_Given problem:_
Wherever the word "draws" appears in a line, extract that line.

_Data excerpts:_
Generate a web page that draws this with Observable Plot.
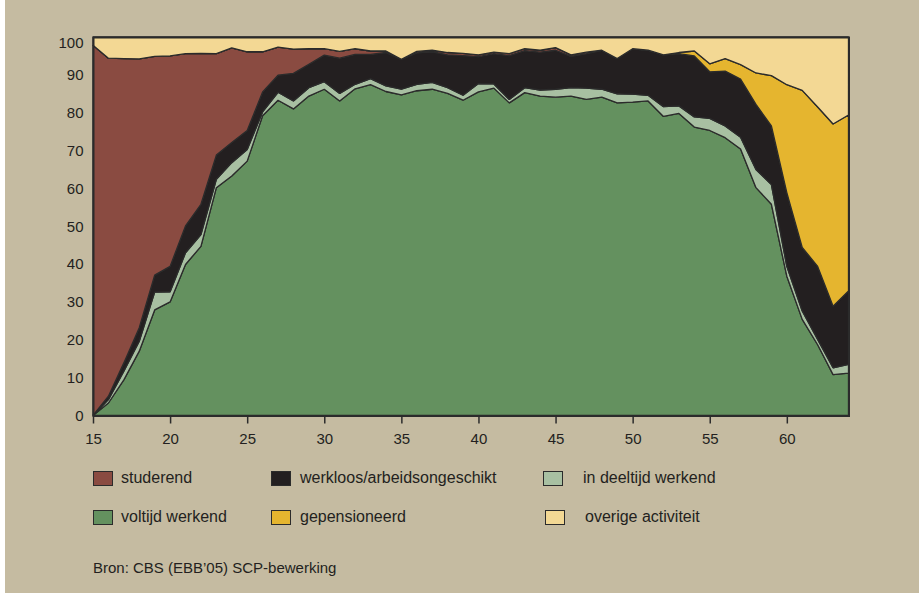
<!DOCTYPE html>
<html>
<head>
<meta charset="utf-8">
<script src="https://cdn.jsdelivr.net/npm/d3@7"></script>
<script src="https://cdn.jsdelivr.net/npm/@observablehq/plot@0.6"></script>
<style>
  html, body { margin: 0; padding: 0; background: #ffffff; }
  body { width: 919px; height: 596px; position: relative; overflow: hidden;
         font-family: "Liberation Sans", Arial, sans-serif; color: #231f20; }
  #panel { position: absolute; left: 5px; top: 0; width: 914px; height: 593px; background: #c5bba1; }
  #chart { position: absolute; left: 0; top: 0; }
  .leg { position: absolute; font-size: 16px; line-height: 16px; white-space: nowrap; }
  .sw { position: absolute; width: 18px; height: 13px; border: 1px solid #2b2b2b; }
  #caption { position: absolute; left: 93px; top: 559px; font-size: 15px; white-space: nowrap; }
</style>
</head>
<body>
<div id="panel"></div>
<div id="chart"></div>
<div id="legend"></div>
<div id="caption">Bron: CBS (EBB’05) SCP-bewerking</div>
<script>
// Ages (x axis)
const ages = d3.range(15, 65);

// Series names (stack order from bottom to top)
const seriesNames = ["voltijd werkend", "in deeltijd werkend", "werkloos/arbeidsongeschikt",
  "studerend", "gepensioneerd", "overige activiteit"];

// Percentages per age
const voltijd = [0, 3.3, 9.4, 17.0, 27.9, 30.0, 39.9, 44.7, 60.2, 63.3,
  67.2, 79.2, 83.3, 81.0, 84.4, 86.2, 83.1, 86.3, 87.4, 85.6,
  84.7, 85.8, 86.2, 85.1, 83.3, 85.5, 86.5, 82.6, 85.3, 84.4,
  84.1, 84.4, 83.5, 84.1, 82.6, 82.8, 83.1, 79.0, 79.8, 76.2,
  75.3, 73.4, 70.4, 60.2, 55.8, 36.8, 25.4, 18.7, 10.8, 11.2];
const deeltijd = [0, 0.9, 2.3, 2.6, 4.7, 2.7, 3.1, 3.1, 2.2, 3.5,
  3.1, 1.0, 2.1, 2.1, 2.2, 2.0, 2.0, 1.2, 1.6, 1.5,
  1.5, 1.7, 1.8, 1.5, 1.3, 2.2, 1.1, 0.9, 1.3, 1.6,
  2.1, 2.2, 3.0, 2.1, 2.4, 2.1, 1.5, 2.6, 2.0, 2.7,
  3.2, 3.1, 3.1, 4.8, 5.2, 2.6, 2.2, 1.4, 1.8, 2.3];
const werkloos = [0, 0.9, 2.2, 3.6, 4.5, 6.7, 7.1, 8.0, 6.4, 5.3,
  5.0, 5.3, 4.5, 7.3, 6.2, 7.0, 9.3, 7.9, 6.4, 8.8,
  7.9, 8.3, 8.1, 8.7, 10.5, 7.1, 8.0, 11.6, 9.8, 10.0,
  10.3, 8.3, 9.1, 10.3, 9.3, 12.0, 11.9, 13.7, 13.8, 16.1,
  12.3, 14.5, 15.4, 17.2, 15.5, 19.5, 16.8, 19.3, 16.3, 19.4];
const studerend = [97.8, 89.3, 80.4, 71.0, 57.8, 55.6, 45.5, 39.9, 26.8, 25.0,
  20.8, 10.6, 7.4, 6.4, 4.1, 1.7, 1.8, 1.5, 0.9, 0.4,
  0, 0.4, 0.4, 0.6, 0.6, 0.5, 0.4, 0.5, 0.5, 0.5,
  0.7, 0.4, 0.4, 0, 0, 0, 0, 0, 0, 0,
  0, 0, 0, 0, 0, 0, 0, 0, 0, 0];
const gepensioneerd = [0, 0, 0, 0, 0, 0, 0, 0, 0, 0,
  0, 0, 0, 0, 0, 0, 0, 0, 0, 0,
  0, 0, 0, 0, 0, 0, 0, 0, 0, 0,
  0, 0, 0, 0, 0, 0, 0, 0, 0.3, 1.3,
  2.1, 3.3, 3.8, 8.3, 13.3, 28.5, 41.5, 42.1, 48.1, 46.5];
const overige = [2.2, 5.6, 5.7, 5.8, 5.1, 5.0, 4.4, 4.3, 4.4, 2.9,
  3.9, 3.9, 2.7, 3.2, 3.1, 3.1, 3.8, 3.1, 3.7, 3.7,
  5.9, 3.8, 3.5, 4.1, 4.3, 4.7, 4.0, 4.4, 3.1, 3.5,
  2.8, 4.7, 4.0, 3.5, 5.7, 3.1, 3.5, 4.7, 4.1, 3.7,
  7.1, 5.7, 7.3, 9.5, 10.2, 12.6, 14.1, 18.5, 23.0, 20.6];

const xTicks = [15, 20, 25, 30, 35, 40, 45, 50, 55, 60];
const yTicks = [0, 10, 20, 30, 40, 50, 60, 70, 80, 90];

const colors = {
  "voltijd werkend": "#64915f",
  "in deeltijd werkend": "#a8c0a2",
  "werkloos/arbeidsongeschikt": "#231f20",
  "studerend": "#8a4b41",
  "gepensioneerd": "#e5b52f",
  "overige activiteit": "#f3d894"
};

const seriesValues = [voltijd, deeltijd, werkloos, studerend, gepensioneerd, overige];
const rows = [];
seriesNames.forEach((name, si) => {
  ages.forEach((a, i) => rows.push({age: a, series: name, value: seriesValues[si][i]}));
});

const W = 919, H = 460;
const chart = Plot.plot({
  width: W, height: H,
  marginLeft: 93, marginRight: 70.5, marginTop: 37, marginBottom: 44.5,
  style: {background: "transparent", fontFamily: "'Liberation Sans', Arial, sans-serif", color: "#231f20"},
  x: {domain: [15, 64]},
  y: {domain: [0, 100]},
  color: {domain: seriesNames, range: seriesNames.map(n => colors[n])},
  marks: [
    Plot.areaY(rows, {x: "age", y: "value", fill: "series", z: "series", order: seriesNames,
      stroke: "#2b2b2b", strokeWidth: 1.3, strokeLinejoin: "miter"}),
    Plot.frame({stroke: "#2b2b2b", strokeWidth: 2}),
    Plot.axisX({ticks: xTicks, tickSize: 8, tickPadding: 9, fontSize: 15, stroke: "#2b2b2b", strokeWidth: 1.5, label: null}),
    Plot.axisY({ticks: yTicks, tickSize: 0, tickPadding: 10, fontSize: 15, label: null}),
    Plot.axisY({ticks: [100], tickSize: 0, tickPadding: 10, fontSize: 15, dy: 6, label: null})
  ]
});
document.getElementById("chart").appendChild(chart);

// Legend (HTML, below the SVG)
const legendItems = [
  {name: "studerend", sx: 93, tx: 121, y: 478},
  {name: "werkloos/arbeidsongeschikt", sx: 271, tx: 300, y: 478},
  {name: "in deeltijd werkend", sx: 543, tx: 583, y: 478},
  {name: "voltijd werkend", sx: 93, tx: 121, y: 517},
  {name: "gepensioneerd", sx: 271, tx: 300, y: 517},
  {name: "overige activiteit", sx: 545, tx: 585, y: 517}
];
const leg = document.getElementById("legend");
legendItems.forEach(it => {
  const sw = document.createElement("div");
  sw.className = "sw";
  sw.style.left = it.sx + "px";
  sw.style.top = (it.y - 7.5) + "px";
  sw.style.background = colors[it.name];
  leg.appendChild(sw);
  const t = document.createElement("div");
  t.className = "leg";
  t.style.left = it.tx + "px";
  t.style.top = (it.y - 8) + "px";
  t.textContent = it.name;
  leg.appendChild(t);
});
</script>
</body>
</html>
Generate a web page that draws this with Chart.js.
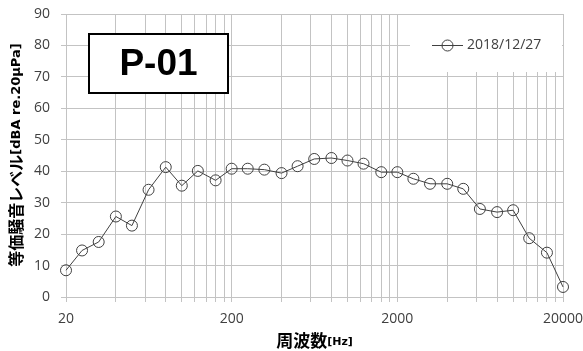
<!DOCTYPE html>
<html>
<head>
<meta charset="utf-8">
<script src="https://cdn.jsdelivr.net/npm/chart.js@4/dist/chart.umd.min.js"></script>
<style>
html,body{margin:0;padding:0;background:#fff;}
#wrap{width:583px;height:351px;position:relative;}
</style>
</head>
<body>
<div id="wrap"><canvas id="c" width="583" height="351"></canvas></div>
<script>
const frequencies = [20,25,31.5,40,50,63,80,100,125,160,200,250,315,400,500,630,800,1000,1250,1600,2000,2500,3150,4000,5000,6300,8000,10000,12500,16000,20000];
const levels = [8.5,14.8,17.5,25.6,22.7,34.1,41.3,35.4,40.1,37.1,40.8,40.8,40.5,39.4,41.6,43.9,44.2,43.4,42.4,39.7,39.7,37.6,36.0,36.0,34.4,28.0,27.0,27.6,18.7,14.1,3.2];
const seriesLabel = "2018/12/27";
const xTickLabels = ["20","200","2000","20000"];
const xTitleMain = "周波数", xTitleUnit = "[Hz]";
const yTitleMain = "等価騒音レベル", yTitleUnit = "[dBA re.20μPa]";
const panelLabel = "P-01";

// Excel-style log gridlines: 20*k per decade
const xGridValues = [];
[20,200,2000].forEach(d => { for (let k = 1; k <= 9; k++) xGridValues.push(d*k); });
xGridValues.push(20000);

const GRID = '#c3c3c3';
const TXT = '#404040';
const tickFont = {family:"'Open Sans', sans-serif", size:14};

const overlay = {
  id:'overlay',
  beforeDatasetsDraw(chart){
    const ctx = chart.ctx;
    ctx.save();
    // legend background
    ctx.fillStyle = '#fff';
    ctx.fillRect(410, 15, 152, 57);
    // legend sample
    ctx.strokeStyle = TXT; ctx.lineWidth = 1;
    ctx.beginPath(); ctx.moveTo(432, 45.5); ctx.lineTo(463, 45.5); ctx.stroke();
    ctx.beginPath(); ctx.arc(447.5, 45.5, 5.5, 0, Math.PI*2); ctx.stroke();
    ctx.fillStyle = TXT;
    ctx.font = "14px 'Open Sans', sans-serif";
    ctx.textBaseline = 'middle'; ctx.textAlign = 'left';
    ctx.fillText(chart.data.datasets[0].label, 467, 45);
    // P-01 box
    ctx.fillStyle = '#fff';
    ctx.fillRect(89, 34, 139, 59);
    ctx.strokeStyle = '#000'; ctx.lineWidth = 2;
    ctx.strokeRect(89, 34, 139, 59);
    ctx.fillStyle = '#000';
    ctx.font = "bold 37px 'Liberation Sans', Arial, sans-serif";
    ctx.textAlign = 'center'; ctx.textBaseline = 'middle';
    ctx.fillText(panelLabel, 158.5, 65);
    ctx.restore();
  },
  afterDraw(chart){
    const ctx = chart.ctx, a = chart.chartArea;
    ctx.save();
    ctx.fillStyle = '#000';
    ctx.textBaseline = 'middle';
    // x title
    const fMain = "bold 17px 'Noto Sans CJK JP', sans-serif";
    const fUnit = "bold 11px 'DejaVu Sans', sans-serif";
    ctx.font = fMain; const w1 = ctx.measureText(xTitleMain).width;
    ctx.font = fUnit; const w2 = ctx.measureText(xTitleUnit).width;
    let x0 = (a.left + a.right)/2 - (w1+w2)/2;
    ctx.textAlign = 'left';
    ctx.font = fMain; ctx.fillText(xTitleMain, x0, 341);
    ctx.font = fUnit; ctx.fillText(xTitleUnit, x0 + w1, 342);
    // y title
    const gMain = "bold 16px 'Noto Sans CJK JP', sans-serif";
    const gUnit = "bold 13px 'DejaVu Sans', sans-serif";
    ctx.font = gMain; const v1 = ctx.measureText(yTitleMain).width;
    ctx.font = gUnit; const v2 = ctx.measureText(yTitleUnit).width;
    ctx.translate(16, 155);
    ctx.rotate(-Math.PI/2);
    let s0 = -(v1+v2)/2;
    ctx.font = gMain; ctx.fillText(yTitleMain, s0, 0);
    ctx.font = gUnit; ctx.fillText(yTitleUnit, s0 + v1, 0.5);
    ctx.restore();
  }
};

new Chart(document.getElementById('c'), {
  type:'line',
  data:{
    datasets:[{
      label: seriesLabel,
      data: frequencies.map((f,i)=>({x:f, y:levels[i]})),
      borderColor: TXT,
      borderWidth: 1,
      tension: 0,
      pointRadius: 5.5,
      pointHoverRadius: 5.5,
      pointBorderColor: TXT,
      pointBorderWidth: 1,
      pointBackgroundColor: 'rgba(0,0,0,0)',
      clip: false
    }]
  },
  options:{
    responsive:false,
    animation:false,
    events:[],
    layout:{padding:{top:14, right:20, left:0, bottom:0}},
    plugins:{legend:{display:false}, tooltip:{enabled:false}},
    scales:{
      x:{
        type:'logarithmic',
        min:20, max:20000,
        afterBuildTicks(scale){ scale.ticks = xGridValues.map(v=>({value:v})); },
        afterFit(scale){ scale.height = 54; scale.paddingLeft = 0; scale.paddingRight = 0; },
        grid:{color:GRID, lineWidth:1, tickLength:5, drawTicks:true},
        border:{color:GRID},
        ticks:{
          autoSkip:false, maxRotation:0, minRotation:0,
          font:tickFont, color:TXT, padding:9,
          callback(value){ const s = String(value); return xTickLabels.includes(s) ? s : ''; }
        }
      },
      y:{
        min:0, max:90,
        afterFit(scale){ scale.width = 66; scale.paddingTop = 0; scale.paddingBottom = 0; },
        grid:{color:GRID, lineWidth:1, tickLength:5},
        border:{color:GRID},
        ticks:{stepSize:10, font:tickFont, color:TXT, padding:11}
      }
    }
  },
  plugins:[overlay]
});
</script>
</body>
</html>
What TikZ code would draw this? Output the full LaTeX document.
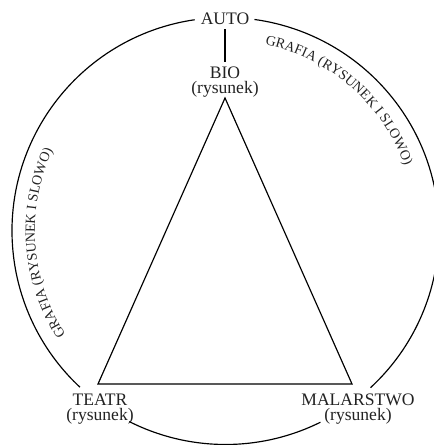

_Finished exercise:_
Generate a web page that draws this with Observable Plot.
Generate a web page that draws this with Chart.js.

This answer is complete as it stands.